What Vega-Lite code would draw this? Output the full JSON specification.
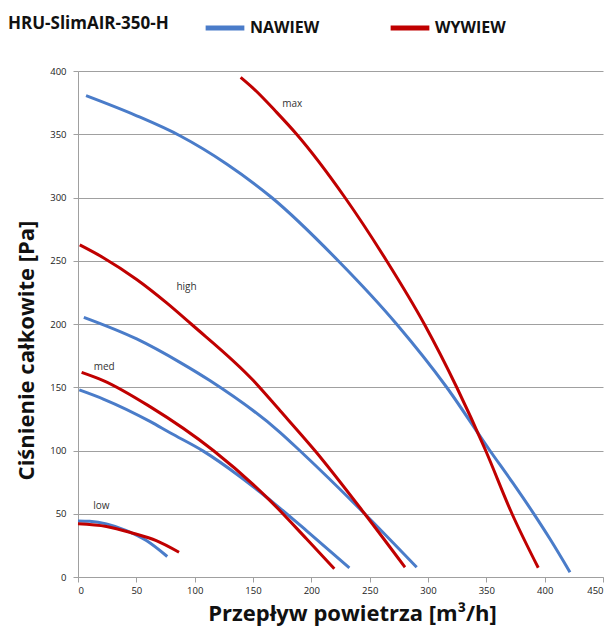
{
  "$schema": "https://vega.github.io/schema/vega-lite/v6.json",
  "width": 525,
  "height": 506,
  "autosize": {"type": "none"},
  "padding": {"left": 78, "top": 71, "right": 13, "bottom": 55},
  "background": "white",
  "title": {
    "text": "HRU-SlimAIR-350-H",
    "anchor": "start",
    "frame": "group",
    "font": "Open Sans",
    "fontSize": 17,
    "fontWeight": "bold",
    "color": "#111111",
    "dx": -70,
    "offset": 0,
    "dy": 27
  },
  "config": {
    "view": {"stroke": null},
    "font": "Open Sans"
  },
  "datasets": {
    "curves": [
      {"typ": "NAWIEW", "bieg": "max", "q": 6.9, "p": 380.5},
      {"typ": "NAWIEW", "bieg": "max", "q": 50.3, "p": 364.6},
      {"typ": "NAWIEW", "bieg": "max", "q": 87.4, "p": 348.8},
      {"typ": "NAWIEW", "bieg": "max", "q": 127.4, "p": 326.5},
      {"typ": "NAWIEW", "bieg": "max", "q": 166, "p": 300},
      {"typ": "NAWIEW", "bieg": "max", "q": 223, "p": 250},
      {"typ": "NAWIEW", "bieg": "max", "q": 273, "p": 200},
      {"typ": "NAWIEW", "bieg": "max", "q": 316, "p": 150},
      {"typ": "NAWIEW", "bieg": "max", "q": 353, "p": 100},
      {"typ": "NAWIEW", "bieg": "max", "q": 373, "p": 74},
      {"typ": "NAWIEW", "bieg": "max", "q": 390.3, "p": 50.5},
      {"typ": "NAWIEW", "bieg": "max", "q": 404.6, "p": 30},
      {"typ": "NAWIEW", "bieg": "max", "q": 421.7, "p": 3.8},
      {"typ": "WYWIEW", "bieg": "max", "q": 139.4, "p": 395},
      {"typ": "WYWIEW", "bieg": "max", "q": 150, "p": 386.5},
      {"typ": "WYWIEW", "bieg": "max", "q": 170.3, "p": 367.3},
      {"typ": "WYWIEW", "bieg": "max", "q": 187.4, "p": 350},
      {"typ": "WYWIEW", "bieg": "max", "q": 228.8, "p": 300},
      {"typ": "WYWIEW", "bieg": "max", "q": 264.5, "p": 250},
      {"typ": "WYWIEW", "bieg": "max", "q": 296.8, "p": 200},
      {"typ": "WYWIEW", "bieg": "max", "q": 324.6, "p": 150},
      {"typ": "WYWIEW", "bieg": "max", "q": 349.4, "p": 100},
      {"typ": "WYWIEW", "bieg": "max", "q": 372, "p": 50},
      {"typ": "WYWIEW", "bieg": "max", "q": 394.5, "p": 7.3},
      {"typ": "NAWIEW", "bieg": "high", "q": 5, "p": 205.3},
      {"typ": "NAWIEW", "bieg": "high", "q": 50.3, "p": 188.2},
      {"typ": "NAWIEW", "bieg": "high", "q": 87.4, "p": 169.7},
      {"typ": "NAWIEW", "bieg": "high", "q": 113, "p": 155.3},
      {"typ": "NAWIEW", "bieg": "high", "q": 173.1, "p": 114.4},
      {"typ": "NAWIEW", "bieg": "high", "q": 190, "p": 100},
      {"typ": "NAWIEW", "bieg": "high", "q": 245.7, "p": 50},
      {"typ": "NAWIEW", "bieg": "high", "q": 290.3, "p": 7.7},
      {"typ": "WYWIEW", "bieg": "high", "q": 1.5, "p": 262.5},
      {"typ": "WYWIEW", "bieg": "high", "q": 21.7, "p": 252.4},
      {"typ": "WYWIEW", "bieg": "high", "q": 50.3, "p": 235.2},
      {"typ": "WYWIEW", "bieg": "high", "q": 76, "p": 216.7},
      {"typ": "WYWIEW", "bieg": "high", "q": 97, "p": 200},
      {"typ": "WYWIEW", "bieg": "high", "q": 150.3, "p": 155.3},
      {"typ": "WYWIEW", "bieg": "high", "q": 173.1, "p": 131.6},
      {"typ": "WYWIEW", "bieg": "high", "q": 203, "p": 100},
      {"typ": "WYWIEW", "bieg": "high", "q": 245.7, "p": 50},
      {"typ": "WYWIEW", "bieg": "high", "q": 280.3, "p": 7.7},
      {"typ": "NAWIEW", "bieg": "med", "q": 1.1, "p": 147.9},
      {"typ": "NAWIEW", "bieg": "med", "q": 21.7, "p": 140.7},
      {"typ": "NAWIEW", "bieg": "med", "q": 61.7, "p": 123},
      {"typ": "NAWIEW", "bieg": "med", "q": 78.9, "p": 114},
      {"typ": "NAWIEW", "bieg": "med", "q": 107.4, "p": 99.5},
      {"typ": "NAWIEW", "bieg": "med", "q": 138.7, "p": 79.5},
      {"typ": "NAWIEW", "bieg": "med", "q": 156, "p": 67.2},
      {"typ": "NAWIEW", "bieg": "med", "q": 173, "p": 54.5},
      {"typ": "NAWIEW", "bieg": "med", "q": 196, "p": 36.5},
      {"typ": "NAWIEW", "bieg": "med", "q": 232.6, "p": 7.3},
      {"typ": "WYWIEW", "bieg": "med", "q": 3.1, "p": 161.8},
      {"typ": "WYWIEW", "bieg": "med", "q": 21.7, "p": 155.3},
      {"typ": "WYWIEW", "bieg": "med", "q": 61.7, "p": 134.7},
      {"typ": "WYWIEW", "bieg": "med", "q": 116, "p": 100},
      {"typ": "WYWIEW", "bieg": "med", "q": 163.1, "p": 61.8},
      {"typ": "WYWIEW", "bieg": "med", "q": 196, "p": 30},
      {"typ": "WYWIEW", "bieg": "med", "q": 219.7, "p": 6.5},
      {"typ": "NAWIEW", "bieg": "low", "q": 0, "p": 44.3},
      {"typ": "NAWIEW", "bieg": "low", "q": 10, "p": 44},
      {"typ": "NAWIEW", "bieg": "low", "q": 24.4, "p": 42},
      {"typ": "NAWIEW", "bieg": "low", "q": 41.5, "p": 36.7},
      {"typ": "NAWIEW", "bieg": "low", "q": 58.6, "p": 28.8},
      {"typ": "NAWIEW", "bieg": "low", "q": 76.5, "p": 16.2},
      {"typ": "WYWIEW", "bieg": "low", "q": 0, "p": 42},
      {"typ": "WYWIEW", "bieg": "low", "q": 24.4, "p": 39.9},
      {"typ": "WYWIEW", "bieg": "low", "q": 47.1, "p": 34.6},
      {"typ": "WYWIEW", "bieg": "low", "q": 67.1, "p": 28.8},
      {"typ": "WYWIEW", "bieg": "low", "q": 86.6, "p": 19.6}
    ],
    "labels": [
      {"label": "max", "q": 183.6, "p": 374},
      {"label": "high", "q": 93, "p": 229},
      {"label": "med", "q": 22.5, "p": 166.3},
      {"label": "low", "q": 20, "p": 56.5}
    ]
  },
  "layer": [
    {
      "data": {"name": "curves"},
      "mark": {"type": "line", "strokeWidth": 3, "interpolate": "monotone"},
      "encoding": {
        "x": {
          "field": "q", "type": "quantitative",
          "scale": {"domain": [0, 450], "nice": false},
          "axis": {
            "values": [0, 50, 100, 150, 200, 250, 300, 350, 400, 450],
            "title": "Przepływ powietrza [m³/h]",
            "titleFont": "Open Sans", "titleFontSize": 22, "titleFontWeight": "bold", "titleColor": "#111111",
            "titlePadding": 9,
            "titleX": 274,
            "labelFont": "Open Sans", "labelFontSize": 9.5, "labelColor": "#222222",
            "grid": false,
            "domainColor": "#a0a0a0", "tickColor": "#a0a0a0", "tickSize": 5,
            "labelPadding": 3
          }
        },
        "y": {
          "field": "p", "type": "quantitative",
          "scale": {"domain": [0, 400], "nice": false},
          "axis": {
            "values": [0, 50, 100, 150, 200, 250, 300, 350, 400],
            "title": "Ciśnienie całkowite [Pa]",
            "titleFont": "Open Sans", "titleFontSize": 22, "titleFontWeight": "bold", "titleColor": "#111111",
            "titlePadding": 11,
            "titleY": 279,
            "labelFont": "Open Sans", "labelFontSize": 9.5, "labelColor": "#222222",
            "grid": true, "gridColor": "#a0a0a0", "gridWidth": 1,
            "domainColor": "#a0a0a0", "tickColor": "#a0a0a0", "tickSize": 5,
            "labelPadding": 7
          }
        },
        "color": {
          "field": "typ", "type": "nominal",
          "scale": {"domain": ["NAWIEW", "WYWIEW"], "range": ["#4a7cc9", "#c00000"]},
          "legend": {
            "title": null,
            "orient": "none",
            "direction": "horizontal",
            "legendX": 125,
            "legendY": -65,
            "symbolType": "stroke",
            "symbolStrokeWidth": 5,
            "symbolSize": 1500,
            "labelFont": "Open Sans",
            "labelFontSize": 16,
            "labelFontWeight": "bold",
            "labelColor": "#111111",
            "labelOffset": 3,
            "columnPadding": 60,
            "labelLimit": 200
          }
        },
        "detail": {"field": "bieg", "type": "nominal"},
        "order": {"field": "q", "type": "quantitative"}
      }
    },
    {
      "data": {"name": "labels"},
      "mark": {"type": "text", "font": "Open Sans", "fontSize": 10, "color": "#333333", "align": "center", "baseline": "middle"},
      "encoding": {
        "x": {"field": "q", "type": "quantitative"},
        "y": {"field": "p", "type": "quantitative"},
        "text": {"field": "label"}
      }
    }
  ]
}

----------------

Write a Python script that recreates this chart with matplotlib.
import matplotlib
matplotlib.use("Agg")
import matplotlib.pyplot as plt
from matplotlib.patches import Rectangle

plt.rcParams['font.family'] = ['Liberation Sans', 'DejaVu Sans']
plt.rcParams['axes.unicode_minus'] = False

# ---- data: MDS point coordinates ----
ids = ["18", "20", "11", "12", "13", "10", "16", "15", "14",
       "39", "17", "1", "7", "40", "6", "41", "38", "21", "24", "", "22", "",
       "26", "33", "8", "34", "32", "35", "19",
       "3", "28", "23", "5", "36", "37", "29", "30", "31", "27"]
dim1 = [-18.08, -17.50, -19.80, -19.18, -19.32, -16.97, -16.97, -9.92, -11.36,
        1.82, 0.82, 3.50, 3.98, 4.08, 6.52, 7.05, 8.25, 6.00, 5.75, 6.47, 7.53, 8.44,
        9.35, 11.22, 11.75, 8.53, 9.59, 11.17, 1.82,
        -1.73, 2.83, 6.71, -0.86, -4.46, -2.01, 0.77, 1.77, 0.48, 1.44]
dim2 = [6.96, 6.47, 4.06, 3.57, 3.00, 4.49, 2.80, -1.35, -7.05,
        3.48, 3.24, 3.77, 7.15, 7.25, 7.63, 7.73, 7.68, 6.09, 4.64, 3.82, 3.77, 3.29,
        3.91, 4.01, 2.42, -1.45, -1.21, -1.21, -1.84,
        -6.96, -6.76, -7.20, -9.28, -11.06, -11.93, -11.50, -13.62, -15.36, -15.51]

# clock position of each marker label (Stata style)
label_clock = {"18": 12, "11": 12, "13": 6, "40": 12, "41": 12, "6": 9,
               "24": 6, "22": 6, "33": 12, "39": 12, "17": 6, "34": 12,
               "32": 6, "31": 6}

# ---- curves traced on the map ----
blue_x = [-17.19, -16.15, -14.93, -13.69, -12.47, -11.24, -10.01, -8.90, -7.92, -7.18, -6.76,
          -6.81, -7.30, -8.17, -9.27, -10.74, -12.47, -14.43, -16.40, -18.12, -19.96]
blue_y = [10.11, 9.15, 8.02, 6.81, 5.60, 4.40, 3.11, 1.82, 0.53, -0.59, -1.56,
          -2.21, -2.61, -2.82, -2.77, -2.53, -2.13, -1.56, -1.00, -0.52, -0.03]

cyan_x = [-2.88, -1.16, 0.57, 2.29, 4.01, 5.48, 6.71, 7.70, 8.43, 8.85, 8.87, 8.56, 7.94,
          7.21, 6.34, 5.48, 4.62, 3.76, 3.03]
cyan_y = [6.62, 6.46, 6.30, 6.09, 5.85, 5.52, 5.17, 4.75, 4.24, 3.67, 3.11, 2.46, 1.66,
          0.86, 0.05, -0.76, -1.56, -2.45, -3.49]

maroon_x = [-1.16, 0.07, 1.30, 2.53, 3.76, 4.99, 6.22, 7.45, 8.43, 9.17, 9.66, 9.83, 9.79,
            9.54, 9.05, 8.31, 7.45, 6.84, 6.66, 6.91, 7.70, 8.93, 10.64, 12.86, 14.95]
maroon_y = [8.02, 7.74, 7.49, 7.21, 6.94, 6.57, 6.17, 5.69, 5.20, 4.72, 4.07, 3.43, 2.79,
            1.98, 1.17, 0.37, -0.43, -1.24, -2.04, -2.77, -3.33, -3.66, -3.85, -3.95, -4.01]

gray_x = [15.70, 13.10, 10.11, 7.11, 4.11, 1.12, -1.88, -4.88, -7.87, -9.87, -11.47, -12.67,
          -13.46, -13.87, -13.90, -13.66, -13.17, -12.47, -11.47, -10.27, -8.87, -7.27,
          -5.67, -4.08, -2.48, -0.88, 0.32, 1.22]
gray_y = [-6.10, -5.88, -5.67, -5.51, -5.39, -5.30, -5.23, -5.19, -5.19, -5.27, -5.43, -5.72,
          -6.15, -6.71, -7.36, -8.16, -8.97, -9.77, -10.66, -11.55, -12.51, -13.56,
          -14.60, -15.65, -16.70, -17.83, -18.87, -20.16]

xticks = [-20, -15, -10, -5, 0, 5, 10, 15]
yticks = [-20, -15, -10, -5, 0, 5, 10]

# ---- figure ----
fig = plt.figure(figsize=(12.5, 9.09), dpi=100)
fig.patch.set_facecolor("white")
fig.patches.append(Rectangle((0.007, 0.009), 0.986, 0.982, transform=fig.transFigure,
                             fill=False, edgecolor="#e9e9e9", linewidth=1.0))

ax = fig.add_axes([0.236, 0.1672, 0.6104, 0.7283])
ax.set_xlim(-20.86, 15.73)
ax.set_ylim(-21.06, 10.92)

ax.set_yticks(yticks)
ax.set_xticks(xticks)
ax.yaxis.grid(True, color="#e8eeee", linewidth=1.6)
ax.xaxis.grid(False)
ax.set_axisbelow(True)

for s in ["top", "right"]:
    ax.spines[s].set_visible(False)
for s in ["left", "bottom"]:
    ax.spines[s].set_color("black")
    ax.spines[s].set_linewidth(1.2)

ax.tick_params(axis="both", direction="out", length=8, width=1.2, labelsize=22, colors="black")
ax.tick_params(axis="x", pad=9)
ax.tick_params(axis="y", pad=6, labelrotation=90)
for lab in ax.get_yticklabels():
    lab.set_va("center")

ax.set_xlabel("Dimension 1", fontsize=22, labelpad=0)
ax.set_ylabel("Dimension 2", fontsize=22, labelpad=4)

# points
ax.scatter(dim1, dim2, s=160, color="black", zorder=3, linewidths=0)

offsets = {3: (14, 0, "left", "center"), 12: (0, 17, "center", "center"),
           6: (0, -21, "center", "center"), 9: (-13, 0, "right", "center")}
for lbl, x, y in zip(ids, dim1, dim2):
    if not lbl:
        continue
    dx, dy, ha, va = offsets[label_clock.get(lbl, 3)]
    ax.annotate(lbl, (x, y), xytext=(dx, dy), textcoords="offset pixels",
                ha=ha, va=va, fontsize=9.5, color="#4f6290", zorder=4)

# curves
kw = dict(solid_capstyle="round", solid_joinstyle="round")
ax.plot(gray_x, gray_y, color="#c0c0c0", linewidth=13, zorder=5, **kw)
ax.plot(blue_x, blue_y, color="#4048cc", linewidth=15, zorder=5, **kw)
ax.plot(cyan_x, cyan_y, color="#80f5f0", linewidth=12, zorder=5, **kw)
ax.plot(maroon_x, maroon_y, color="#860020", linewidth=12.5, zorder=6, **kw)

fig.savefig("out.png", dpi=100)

----------------

| Work to do |
Report all lines of the data that include the word "this".

| Output of the task |
What Vega-Lite code would draw this? Output the full JSON specification.
Write a Python script that recreates this chart with matplotlib.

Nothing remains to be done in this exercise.